In the New York Times from March there is a short, mercifully short article that reports the astonishing results and even more baffling conclusions regarding abstract art. Here it is:
Abstract Art Isn’t So Inscrutable, Study Finds
By MELENA RYZIKDo the canvases of Cy Twombly look like finger-painting to you? No matter how you answer, you’re probably more an of aesthete than you think.
Building on a put-down commonly directed at abstract art – “my kid (or a monkey/elephant) could do that” – researchers at Boston College tested whether laypeople and art students could distinguish between abstract paintings by professional artists and those made by schoolchildren and animals. As they report in the journal Psychological Science, even non-experts could tell the difference between finger (or trunk) painting and the real deal.
“Participants preferred professional paintings and judged them as better than the nonprofessional paintings even when the labels were reversed,” the study’s authors, Angelina Hawley-Dolan and Ellen Winner, write.
In the study, which was discussed in a story on the Miller-McCune Web site, Ms. Hawley Dolan, a Ph.D. candidate in psychology and Ms. Winner, a psychology professor, asked 72 undergraduates – studio art and psychology majors – to look at slide shows of similar-looking pairs of paintings. Each pair included a work from an art history textbook and one made by a child or a monkey, gorilla, chimpanzee or elephant. Sometimes they were labeled (“artist,” “child”), sometimes they weren’t, and sometimes the labels were incorrect.
“Art students preferred professional works more often than did non-art students, but the two groups’ judgments did not differ,” the researchers write, concluding: “The world of abstract art is more accessible than people realize.”
So, they found that this group of students in the main considered works of the great luminaries of abstract smears more preferable than ones done by monkeys and elephants. Among the comments there was an abstract painter who complained that he felt humiliated by the study [and there is always someone nowadays whose feelings were hurt-poor injured in his tender pride baby] because comparison like this would not be done in any other serious profession. That much is certainly true, but is it not telling that it seems reasonable to see why indeed the works of abstract art and primates were compared? Among the rich theatricality of his “feelings” I suggest he chose another emotional reaction. How would shame do? Sense of fraudulent behavior perhaps?
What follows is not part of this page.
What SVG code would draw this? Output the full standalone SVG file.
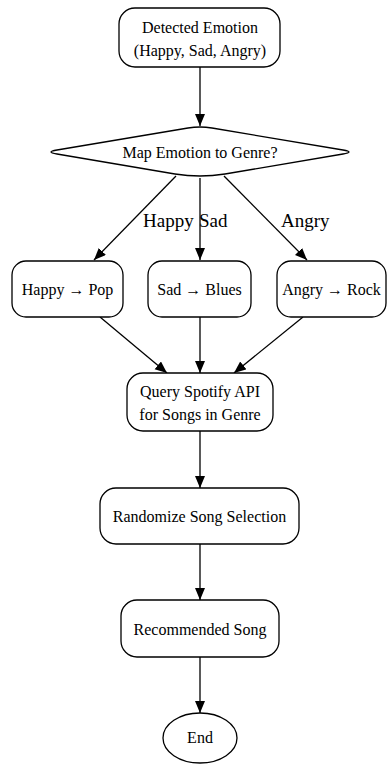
<svg xmlns="http://www.w3.org/2000/svg" width="387" height="767" viewBox="0 0 387 767">
<defs>
<marker id="ah" markerUnits="userSpaceOnUse" markerWidth="13" markerHeight="11" refX="12" refY="5" orient="auto">
<path d="M0,0 L12,5 L0,10 z" fill="#000"/>
</marker>
<style>
.n{fill:#fff;stroke:#000;stroke-width:1.3}
.t{font-size:16px;fill:#000;text-anchor:middle}
.l{font-size:19px;fill:#000}
.e{stroke:#000;stroke-width:1.3;fill:none;marker-end:url(#ah)}
</style>
</defs>
<rect width="387" height="767" fill="#fff"/>
<g font-family="Liberation Serif, DejaVu Serif, serif">
<g id="connectors">
<line class="e" x1="200" y1="67" x2="200" y2="126"/>
<line class="e" x1="176" y1="176" x2="94" y2="260"/>
<line class="e" x1="200" y1="178" x2="200" y2="260"/>
<line class="e" x1="224" y1="176" x2="307" y2="260"/>
<line class="e" x1="100" y1="317" x2="167" y2="373"/>
<line class="e" x1="200" y1="317" x2="200" y2="373"/>
<line class="e" x1="303" y1="317" x2="234" y2="373"/>
<line class="e" x1="200" y1="431" x2="200" y2="488"/>
<line class="e" x1="200" y1="544" x2="200" y2="600"/>
<line class="e" x1="200" y1="657" x2="200" y2="713"/>
<text class="l" x="143" y="227">Happy</text>
<text class="l" x="199" y="227">Sad</text>
<text class="l" x="281" y="227">Angry</text>
</g>
<g id="detected">
<rect class="n" x="119" y="8" width="161" height="59" rx="16"/>
<text class="t" x="200" y="33">Detected Emotion</text>
<text class="t" x="200" y="56">(Happy, Sad, Angry)</text>
</g>
<g id="map">
<path class="n" d="M57,150 L188,128 Q200,126 212,128 L343,150 Q355,152 343,154 L225,174 Q200,178 175,174 L57,154 Q45,152 57,150 Z"/>
<text class="t" x="200" y="158">Map Emotion to Genre?</text>
</g>
<g id="pop">
<rect class="n" x="12" y="261" width="111" height="56" rx="14"/>
<text class="t" x="67.5" y="295">Happy → Pop</text>
</g>
<g id="blues">
<rect class="n" x="148" y="261" width="103" height="56" rx="14"/>
<text class="t" x="199.5" y="295">Sad → Blues</text>
</g>
<g id="rock">
<rect class="n" x="277" y="261" width="109" height="56" rx="14"/>
<text class="t" x="331.5" y="295">Angry → Rock</text>
</g>
<g id="query">
<rect class="n" x="127" y="373" width="146" height="58" rx="16"/>
<text class="t" x="200" y="397">Query Spotify API</text>
<text class="t" x="200" y="420">for Songs in Genre</text>
</g>
<g id="randomize">
<rect class="n" x="100" y="488" width="199" height="56" rx="16"/>
<text class="t" x="199.5" y="522">Randomize Song Selection</text>
</g>
<g id="recommended">
<rect class="n" x="121" y="600" width="158" height="57" rx="16"/>
<text class="t" x="200" y="635">Recommended Song</text>
</g>
<g id="end">
<ellipse class="n" cx="200" cy="738" rx="37" ry="25"/>
<text class="t" x="200" y="743">End</text>
</g>
</g>
</svg>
And now let’s take a look at the powerhouse of intellectual muddle-headedness of the conclusion: “abstract art is more accessible than people realize”. How that conclusion jumped out of nowhere? All we know now, after this epochal study is that a bunch of art students realized that the contrived chaos by the abstract artists can often be distinguished from the real thing done by monkeys. Secondly-it makes abstract art no more accessible whatsoever-if anybody actually wanted to access it, taking that to mean comprehend it. We know what monkeys mean by making smears; should we suddenly assume there was a different meaning when we are told that some of those things were done by grown homo sapiens?
High up the emerald canopy of Amazonian forest fruit-eating monkeys defecate very frequently making moving below full of constant surprises. If the “researchers” would place some abstract artists, conceptual “cutting-edge” pioneers of the new-york-quality new up there, would the dedicated students below be able to give equally “significant” conclusions, given the same fruity diet above?